Parliamentary Privilege: A Definition
The classic definition of parliamentary privilege is found in Erskine May’s Treatise on the Law, Privileges, Proceedings and Usage of Parliament:
Parliamentary privilege is the sum of certain rights enjoyed by each House collectively… and by Members of each House individually, without which they could not discharge their functions, and which exceed those possessed by other bodies or individuals.5
These “rights” can be divided into two categories: those extended to Members individually, and those extended to the House collectively. Each category can be further divided. The rights and immunities accorded to Members individually are generally categorized under the following headings:
- freedom of speech;
- freedom from arrest in civil actions;
- exemption from jury duty;
- exemption from being subpoenaed to attend court as a witness; and
- freedom from obstruction, interference, intimidation and molestation.
The rights and powers of the House as a collectivity may be categorized as follows:
- the exclusive right to regulate its own internal affairs (including its debates, proceedings and facilities);
- the power to discipline; that is, the right to punish persons guilty of breaches of privilege or contempts, and the power to expel Members guilty of disgraceful conduct;
- the right to provide for its proper constitution, including the authority to maintain the attendance and service of its Members;
- the right to institute inquiries and to call witnesses and demand papers;
- the right to administer oaths to witnesses appearing before it; and
- the right to publish papers without recourse to the courts relating to the content.
The privileges of Members of the House of Commons provide the absolute immunity they require to perform their parliamentary work, while the collective or corporate rights of the House are the necessary means by which the House effectively discharges its functions.6 Privilege commences from the time of the Member’s official existence, which is at the moment the deputy returning officer completes the return of the writ with the name of the candidate who received the most votes in a general election or a by-election.7
The House has the authority to assert privilege where its ability has been obstructed in the execution of its functions or where Members have been obstructed in the performance of their duties. Members are not outside or above the law which governs all citizens of Canada. While some privileges seem to provide immunity from the application of certain laws, parliamentary privilege forms part of the general law of Canada.8 The privileges of the Commons are designed to safeguard the rights of each and every elector.9 For example, the privilege of freedom of speech is secured to Members not for their personal benefit, but to enable them to discharge their functions of representing their constituents without fear of civil or criminal prosecution for what might be said in the House and committees. When a constituency has returned a candidate, it is the electors’ right that this chosen representative should be protected from any kind of improper pressure, and particularly from crude violence.10 May states:
The distinctive mark of a privilege is its ancillary character. The privileges of Parliament are rights, which are “absolutely necessary for the due execution of its powers”. They are enjoyed by individual Members because the House cannot perform its functions without unimpeded use of the services of its Members; and by each House for the protection of its Members and the vindication of its own authority and dignity.11
Privilege essentially belongs to the House as a whole; individual Members can claim privilege only insofar as any denial of their rights, or threat made to them, would impede the functioning of the House. In addition, individual Members cannot claim privilege or immunity on matters that are unrelated to their functions in the House.12
Any conduct which offends the authority or dignity of the House, even though no breach of any specific privilege may have been committed, is referred to as a contempt of the House. Contempt may be an act or an omission. It does not have to actually obstruct or impede the House or a Member; it merely has to have the tendency to produce such results.

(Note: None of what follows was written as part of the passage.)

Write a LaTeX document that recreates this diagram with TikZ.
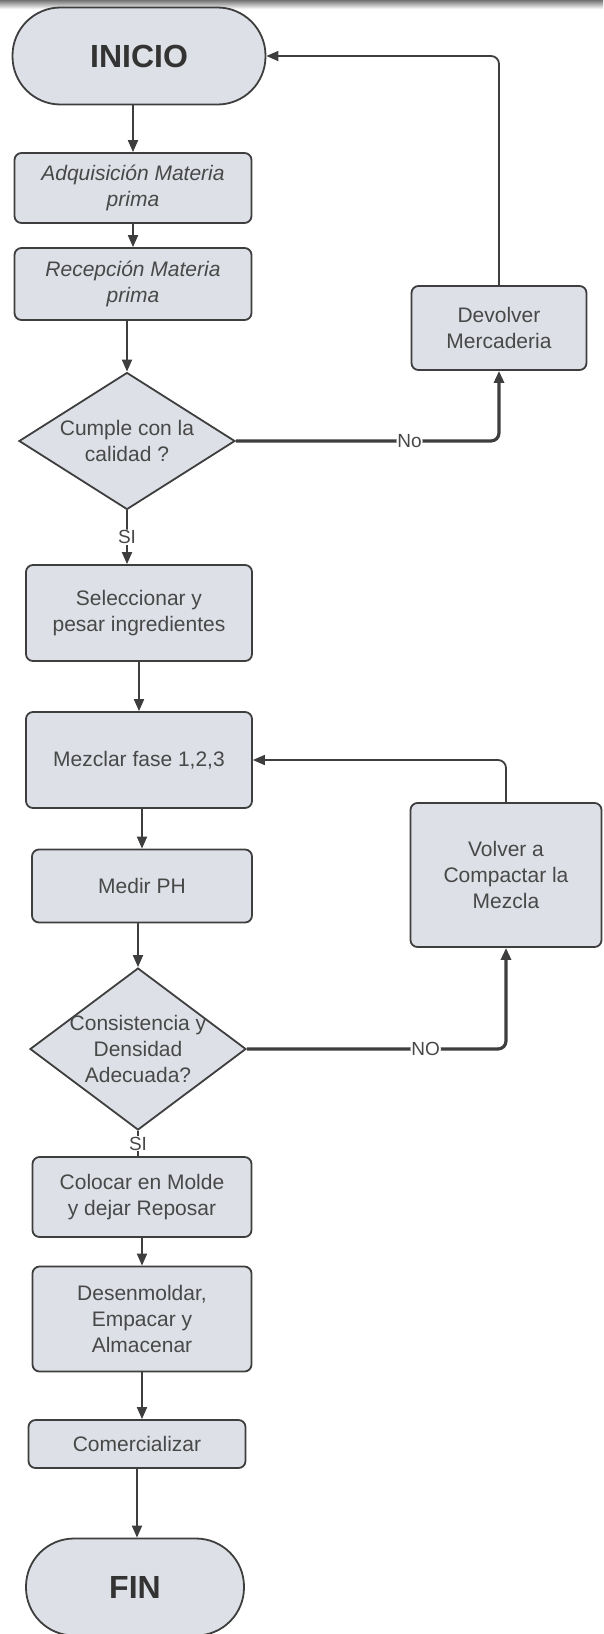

What Parliament has asserted as the extent of necessary privileges has varied over the centuries.13 Nevertheless, certain basic principles relating to privilege have become established. Neither House individually can extend its privileges, though either House can, formally by resolution, decide not to claim or apply privileges it has hitherto claimed.14 No one House of Parliament has a right to claim for itself new privileges; new privileges can be created or old privileges extended only by an Act of Parliament.15 Either House can apply its rights to new circumstances.16 Finally, each House can individually adjudicate and punish breaches of its privileges.